**Aim of the task**
Repeat all the material exactly; pictures stay out of your copy.
.....
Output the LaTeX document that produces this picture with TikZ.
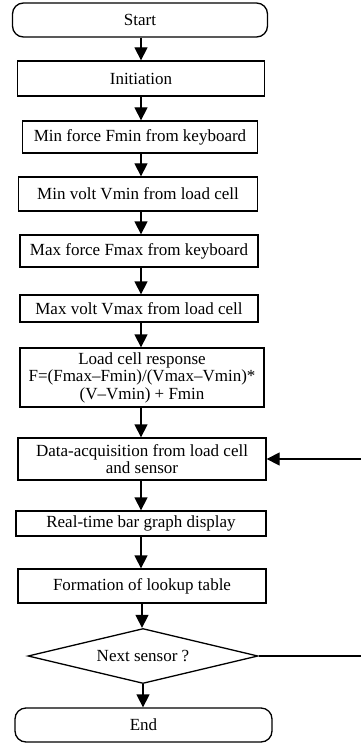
\documentclass[tikz,border=0pt]{standalone}
\usepackage{fontspec}
\setmainfont{Liberation Serif}
\usetikzlibrary{shapes.geometric,arrows.meta}
\begin{document}
\begin{tikzpicture}[x=1pt,y=-1pt,
  box/.style={draw, line width=1.3pt, inner sep=1pt, align=center, font=\fontsize{17}{17.5}\selectfont},
  term/.style={box, rounded corners=11pt},
  dec/.style={draw, diamond, line width=1.3pt, aspect=4.2, inner sep=0pt, font=\fontsize{17}{17.5}\selectfont},
  arr/.style={line width=1.3pt, -{Triangle[width=13pt,length=13pt]}}]
\useasboundingbox (0,0) rectangle (360,743);
\node[term, minimum width=255pt, minimum height=34pt] (start) at (140,20) {Start};
\node[box, minimum width=247pt, minimum height=35pt] (init) at (141,78.5) {Initiation};
\node[box, minimum width=235pt, minimum height=32pt] (fmin) at (140,137) {Min force Fmin from keyboard};
\node[box, minimum width=239pt, minimum height=34pt] (vmin) at (138,194) {Min volt Vmin from load cell};
\node[box, minimum width=238pt, minimum height=32pt] (fmax) at (139,251) {Max force Fmax from keyboard};
\node[box, minimum width=238pt, minimum height=27pt] (vmax) at (139,308.5) {Max volt Vmax from load cell};
\node[box, minimum width=244pt, minimum height=59pt] (resp) at (142,377.5) {Load cell response\\F=(Fmax–Fmin)/(Vmax–Vmin)*\\(V–Vmin) + Fmin};
\node[box, minimum width=248pt, minimum height=42pt] (daq) at (142,459) {Data-acquisition from load cell\\and sensor};
\node[box, minimum width=250pt, minimum height=25pt] (bar) at (141,523.5) {Real-time bar graph display};
\node[box, minimum width=248pt, minimum height=34pt] (lut) at (142,586) {Formation of lookup table};
\node[dec, minimum width=230pt, minimum height=55pt] (next) at (143,656) {Next sensor ?};
\node[term, minimum width=257pt, minimum height=34pt] (end) at (143.5,725) {End};
\draw[arr] (start.south -| init) -- (init);
\draw[arr] (init) -- (init |- fmin.north);
\draw[arr] (init |- fmin.south) -- (init |- vmin.north);
\draw[arr] (init |- vmin.south) -- (init |- fmax.north);
\draw[arr] (init |- fmax.south) -- (init |- vmax.north);
\draw[arr] (init |- vmax.south) -- (init |- resp.north);
\draw[arr] (init |- resp.south) -- (init |- daq.north);
\draw[arr] (init |- daq.south) -- (init |- bar.north);
\draw[arr] (init |- bar.south) -- (init |- lut.north);
\draw[arr] (lut) -- (lut |- next.north);
\draw[arr] (next) -- (next |- end.north);
\coordinate (r1) at (362,656);
\coordinate (r2) at (362,459);
\draw[arr] (next.east) -- (r1) -- (r2) -- (daq.east);
\end{tikzpicture}
\end{document}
.....
**Response**
Output the LaTeX document that produces this picture with TikZ.
\documentclass[tikz,border=0pt]{standalone}
\usepackage{fontspec}
\setmainfont{Liberation Serif}
\usetikzlibrary{shapes.geometric,arrows.meta}
\begin{document}
\begin{tikzpicture}[x=1pt,y=-1pt,
  box/.style={draw, line width=1.3pt, inner sep=1pt, align=center, font=\fontsize{17}{17.5}\selectfont},
  term/.style={box, rounded corners=11pt},
  dec/.style={draw, diamond, line width=1.3pt, aspect=4.2, inner sep=0pt, font=\fontsize{17}{17.5}\selectfont},
  arr/.style={line width=1.3pt, -{Triangle[width=13pt,length=13pt]}}]
\useasboundingbox (0,0) rectangle (360,743);
\node[term, minimum width=255pt, minimum height=34pt] (start) at (140,20) {Start};
\node[box, minimum width=247pt, minimum height=35pt] (init) at (141,78.5) {Initiation};
\node[box, minimum width=235pt, minimum height=32pt] (fmin) at (140,137) {Min force Fmin from keyboard};
\node[box, minimum width=239pt, minimum height=34pt] (vmin) at (138,194) {Min volt Vmin from load cell};
\node[box, minimum width=238pt, minimum height=32pt] (fmax) at (139,251) {Max force Fmax from keyboard};
\node[box, minimum width=238pt, minimum height=27pt] (vmax) at (139,308.5) {Max volt Vmax from load cell};
\node[box, minimum width=244pt, minimum height=59pt] (resp) at (142,377.5) {Load cell response\\F=(Fmax–Fmin)/(Vmax–Vmin)*\\(V–Vmin) + Fmin};
\node[box, minimum width=248pt, minimum height=42pt] (daq) at (142,459) {Data-acquisition from load cell\\and sensor};
\node[box, minimum width=250pt, minimum height=25pt] (bar) at (141,523.5) {Real-time bar graph display};
\node[box, minimum width=248pt, minimum height=34pt] (lut) at (142,586) {Formation of lookup table};
\node[dec, minimum width=230pt, minimum height=55pt] (next) at (143,656) {Next sensor ?};
\node[term, minimum width=257pt, minimum height=34pt] (end) at (143.5,725) {End};
\draw[arr] (start.south -| init) -- (init);
\draw[arr] (init) -- (init |- fmin.north);
\draw[arr] (init |- fmin.south) -- (init |- vmin.north);
\draw[arr] (init |- vmin.south) -- (init |- fmax.north);
\draw[arr] (init |- fmax.south) -- (init |- vmax.north);
\draw[arr] (init |- vmax.south) -- (init |- resp.north);
\draw[arr] (init |- resp.south) -- (init |- daq.north);
\draw[arr] (init |- daq.south) -- (init |- bar.north);
\draw[arr] (init |- bar.south) -- (init |- lut.north);
\draw[arr] (lut) -- (lut |- next.north);
\draw[arr] (next) -- (next |- end.north);
\coordinate (r1) at (362,656);
\coordinate (r2) at (362,459);
\draw[arr] (next.east) -- (r1) -- (r2) -- (daq.east);
\end{tikzpicture}
\end{document}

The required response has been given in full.